Now Garsington has served up the UK premiere of L'Equivoco Stravagante. This is early Rossini - 1811 - ridden with rustic foible and earthy giggles. Garsington's director/designer, Massimo Gasparon, who won accolades for his staging of Goldmark's The Queen of Sheba at Wexford, is both wild card and intelligent, seasoned hand. His tongue-in-cheek take on L'Equivoco is outrageously - yes, extravagantly - OTT: Andrew Shore's Gamberotto, the opera's jumped-up peasant paterfamilias, sports Louis XIV regal couture and embraces embryonic Enlightenment learning with the aplomb of Molière's Bourgeois Gentilhomme. His teenage daughter Ernestina (Elena Belfiore) mixes her Plato with a seductive hot potato of a tenor tutor, Ermanno (Colin Lee). Henry Waddington - a hoot - relies overmuch on clichéd camp gesture as the dimpled, duped, incipient pantaloon suitor Buralicchio, but sings recitative like a king, while the baritone Darren Abrahams as Frontino cheerfully pimps for his rival.

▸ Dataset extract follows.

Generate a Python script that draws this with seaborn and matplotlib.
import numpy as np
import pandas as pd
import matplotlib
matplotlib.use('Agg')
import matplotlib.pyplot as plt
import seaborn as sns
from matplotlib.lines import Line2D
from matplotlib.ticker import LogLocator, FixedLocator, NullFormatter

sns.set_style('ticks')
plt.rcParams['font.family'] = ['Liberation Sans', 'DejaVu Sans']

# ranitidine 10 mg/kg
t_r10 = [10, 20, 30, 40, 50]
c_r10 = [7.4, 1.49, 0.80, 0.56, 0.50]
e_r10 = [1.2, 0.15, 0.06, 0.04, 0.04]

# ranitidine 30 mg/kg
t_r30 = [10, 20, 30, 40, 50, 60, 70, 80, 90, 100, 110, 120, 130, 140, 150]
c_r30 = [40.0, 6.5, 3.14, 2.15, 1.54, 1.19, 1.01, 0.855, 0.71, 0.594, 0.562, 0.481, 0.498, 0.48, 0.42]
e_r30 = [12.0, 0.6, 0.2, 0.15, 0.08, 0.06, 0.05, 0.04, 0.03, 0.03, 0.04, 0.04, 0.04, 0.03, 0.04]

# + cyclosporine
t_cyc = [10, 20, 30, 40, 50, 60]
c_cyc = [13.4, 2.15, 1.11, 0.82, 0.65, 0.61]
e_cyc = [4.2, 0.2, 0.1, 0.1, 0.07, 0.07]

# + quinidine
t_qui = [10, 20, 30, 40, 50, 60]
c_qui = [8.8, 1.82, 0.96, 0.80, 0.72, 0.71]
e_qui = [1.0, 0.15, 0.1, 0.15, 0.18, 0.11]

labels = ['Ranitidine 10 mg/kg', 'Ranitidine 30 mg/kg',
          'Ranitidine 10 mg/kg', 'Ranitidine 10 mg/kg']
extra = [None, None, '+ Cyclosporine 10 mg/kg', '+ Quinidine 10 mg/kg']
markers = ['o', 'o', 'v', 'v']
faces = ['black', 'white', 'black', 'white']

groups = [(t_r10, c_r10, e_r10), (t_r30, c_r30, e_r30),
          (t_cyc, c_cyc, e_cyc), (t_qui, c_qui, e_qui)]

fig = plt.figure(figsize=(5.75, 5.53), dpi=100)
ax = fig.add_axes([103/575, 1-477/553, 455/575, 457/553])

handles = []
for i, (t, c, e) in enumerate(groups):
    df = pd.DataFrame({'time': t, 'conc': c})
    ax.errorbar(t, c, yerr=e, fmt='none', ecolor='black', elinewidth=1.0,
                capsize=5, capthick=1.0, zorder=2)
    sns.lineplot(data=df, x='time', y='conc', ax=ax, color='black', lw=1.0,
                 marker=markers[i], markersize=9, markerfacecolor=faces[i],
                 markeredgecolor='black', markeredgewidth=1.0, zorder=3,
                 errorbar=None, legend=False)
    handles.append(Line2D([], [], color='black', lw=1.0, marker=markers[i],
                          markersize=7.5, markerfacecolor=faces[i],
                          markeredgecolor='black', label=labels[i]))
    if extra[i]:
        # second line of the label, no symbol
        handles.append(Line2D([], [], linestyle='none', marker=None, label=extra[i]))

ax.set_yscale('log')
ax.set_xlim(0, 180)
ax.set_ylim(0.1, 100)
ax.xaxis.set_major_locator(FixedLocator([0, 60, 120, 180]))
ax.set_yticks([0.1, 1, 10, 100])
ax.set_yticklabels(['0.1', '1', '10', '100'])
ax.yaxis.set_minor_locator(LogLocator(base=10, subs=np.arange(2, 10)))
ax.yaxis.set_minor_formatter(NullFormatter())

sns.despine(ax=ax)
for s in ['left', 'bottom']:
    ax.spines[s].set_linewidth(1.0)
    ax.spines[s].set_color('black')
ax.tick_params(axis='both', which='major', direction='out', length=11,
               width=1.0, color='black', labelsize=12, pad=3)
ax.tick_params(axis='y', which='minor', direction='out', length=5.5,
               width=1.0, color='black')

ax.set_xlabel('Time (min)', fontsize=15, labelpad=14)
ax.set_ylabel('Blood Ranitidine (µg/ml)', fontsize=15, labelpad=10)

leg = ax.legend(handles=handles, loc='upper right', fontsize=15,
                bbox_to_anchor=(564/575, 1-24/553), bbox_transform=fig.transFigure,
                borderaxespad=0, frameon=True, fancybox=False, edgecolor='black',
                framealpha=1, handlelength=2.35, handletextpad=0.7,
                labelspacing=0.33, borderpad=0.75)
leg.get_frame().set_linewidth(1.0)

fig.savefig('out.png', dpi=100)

Given Rossini's denouement involves kidding Buralicchio into believing Ernestina is actually a sexpot Cherubino (worse, a "castrato"), while Gasbarri's spicy libretto reels off juicy nether-region innuendos, L'Equivoco cries out for paradox and send-up. That's what Gasparon gives us: bizarre Lullian perruques (the biggest joke was a tilt at French libertarian sexual mores) and props; a book-lined spoof set in wedding-cake whites, where Shore pouts, potters, presides, tuts and wheezes in crimson-and-gold and Waddington struts in peacock turquoise, latterly like trysting lovers; plus a male chorus like a Madame de Pompadour drag act whose first basso burst was hilarious.

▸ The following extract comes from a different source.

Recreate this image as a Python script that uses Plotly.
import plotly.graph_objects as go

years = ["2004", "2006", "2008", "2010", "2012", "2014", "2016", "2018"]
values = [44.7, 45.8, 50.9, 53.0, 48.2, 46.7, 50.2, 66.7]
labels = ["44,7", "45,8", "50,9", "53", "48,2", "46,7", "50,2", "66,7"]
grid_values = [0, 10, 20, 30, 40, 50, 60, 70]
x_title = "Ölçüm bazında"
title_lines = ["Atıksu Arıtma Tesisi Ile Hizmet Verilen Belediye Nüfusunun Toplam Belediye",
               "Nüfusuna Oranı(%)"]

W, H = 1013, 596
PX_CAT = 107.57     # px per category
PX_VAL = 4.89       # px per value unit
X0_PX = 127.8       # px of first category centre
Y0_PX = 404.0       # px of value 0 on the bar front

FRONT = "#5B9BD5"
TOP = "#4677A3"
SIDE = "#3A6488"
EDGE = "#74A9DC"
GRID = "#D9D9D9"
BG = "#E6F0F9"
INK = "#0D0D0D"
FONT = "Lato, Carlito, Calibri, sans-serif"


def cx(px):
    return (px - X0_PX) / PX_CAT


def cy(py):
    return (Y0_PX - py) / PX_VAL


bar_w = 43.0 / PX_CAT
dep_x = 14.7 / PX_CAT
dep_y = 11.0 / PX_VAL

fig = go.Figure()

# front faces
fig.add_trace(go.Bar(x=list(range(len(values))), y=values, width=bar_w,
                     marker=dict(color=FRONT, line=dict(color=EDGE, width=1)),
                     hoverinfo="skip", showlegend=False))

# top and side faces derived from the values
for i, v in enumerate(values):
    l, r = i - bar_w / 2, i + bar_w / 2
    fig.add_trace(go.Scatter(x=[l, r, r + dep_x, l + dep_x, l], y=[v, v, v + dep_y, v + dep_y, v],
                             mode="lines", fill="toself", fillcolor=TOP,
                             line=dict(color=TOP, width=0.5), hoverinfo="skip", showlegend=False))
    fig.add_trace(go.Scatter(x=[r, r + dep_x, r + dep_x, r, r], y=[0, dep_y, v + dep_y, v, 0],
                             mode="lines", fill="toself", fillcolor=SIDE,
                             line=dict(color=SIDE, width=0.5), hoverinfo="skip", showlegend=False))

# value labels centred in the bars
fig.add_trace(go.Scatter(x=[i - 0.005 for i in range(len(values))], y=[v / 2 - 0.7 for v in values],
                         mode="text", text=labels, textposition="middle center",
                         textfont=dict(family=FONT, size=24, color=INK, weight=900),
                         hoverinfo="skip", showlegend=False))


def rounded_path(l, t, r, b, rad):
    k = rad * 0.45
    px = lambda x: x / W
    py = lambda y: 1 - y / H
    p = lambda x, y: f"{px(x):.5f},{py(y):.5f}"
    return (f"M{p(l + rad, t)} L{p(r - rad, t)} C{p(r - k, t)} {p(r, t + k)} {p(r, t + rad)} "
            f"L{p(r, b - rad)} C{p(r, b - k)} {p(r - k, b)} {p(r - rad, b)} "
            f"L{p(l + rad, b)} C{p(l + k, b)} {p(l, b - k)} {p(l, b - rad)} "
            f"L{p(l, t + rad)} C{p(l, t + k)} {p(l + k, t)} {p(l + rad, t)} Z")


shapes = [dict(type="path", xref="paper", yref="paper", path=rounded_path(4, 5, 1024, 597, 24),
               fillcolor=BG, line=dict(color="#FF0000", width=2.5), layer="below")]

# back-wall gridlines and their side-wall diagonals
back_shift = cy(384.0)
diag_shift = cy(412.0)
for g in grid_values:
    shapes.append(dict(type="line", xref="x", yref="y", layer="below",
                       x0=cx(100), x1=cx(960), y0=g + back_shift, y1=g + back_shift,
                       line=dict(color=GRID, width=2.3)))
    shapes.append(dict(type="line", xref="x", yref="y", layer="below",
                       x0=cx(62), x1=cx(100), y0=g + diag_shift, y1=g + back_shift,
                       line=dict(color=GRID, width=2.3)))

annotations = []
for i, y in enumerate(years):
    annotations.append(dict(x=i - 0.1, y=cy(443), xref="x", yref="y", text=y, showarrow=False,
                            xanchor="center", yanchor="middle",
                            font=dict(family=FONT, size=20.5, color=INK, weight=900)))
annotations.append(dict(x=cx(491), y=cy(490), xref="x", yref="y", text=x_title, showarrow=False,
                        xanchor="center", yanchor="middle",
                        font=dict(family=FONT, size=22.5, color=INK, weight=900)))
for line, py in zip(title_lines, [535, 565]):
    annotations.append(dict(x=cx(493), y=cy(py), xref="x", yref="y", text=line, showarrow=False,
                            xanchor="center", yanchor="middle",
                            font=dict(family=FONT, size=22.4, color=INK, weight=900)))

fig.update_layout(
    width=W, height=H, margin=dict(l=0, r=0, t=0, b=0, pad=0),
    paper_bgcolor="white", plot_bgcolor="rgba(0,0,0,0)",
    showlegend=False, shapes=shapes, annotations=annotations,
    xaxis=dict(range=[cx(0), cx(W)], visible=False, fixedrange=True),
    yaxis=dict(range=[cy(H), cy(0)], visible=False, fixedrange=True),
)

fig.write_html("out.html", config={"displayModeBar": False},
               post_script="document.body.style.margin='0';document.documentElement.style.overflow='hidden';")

You can argue that overlarding the jokiness detracts from Rossinian finesse. Yes and no. Yet in Act II, when the lovelorn tutor gets his mellifluous big moment, Lee singlehandedly pulled the whole thing to its enlightened senses. The Ermanno-Ernestina wooing - as the sex-change nonsense crescendoes around them - suddenly emerges in charmed focus. Belfiore has a beautifully expressive face: Rossini's unnaturally low twists sometimes eluded this super Genoese mezzo (as they did Kathryn McCusker's Rosalia), but Belfiore won through by dint of her alluring personality.
Another UK premiere, Garsington's staging of Tchaikovsky's Gogol-based Cherevichki, needed the focused wit of a Gasparon (here, Olivia Fuchs directed): Roderick Earle's feckless Devil and Frances McCafferty's warm-voiced Witch need better ideas than a red forked-tail and broomstick. But Elgar Howarth's orchestra made the Tchaikovskian nerves tingle. D'Arcy Bleiker's grand vizier, Stuart Kale's schoolteacher and both lovers (Adrian Dwyer and big-voiced Anne-Sophie Duprels) delighted - as did a rich Russian bass (Leonid Zimnenko) as Oksana's father, Chub. Not flawless, but a tasty catch for Garsington.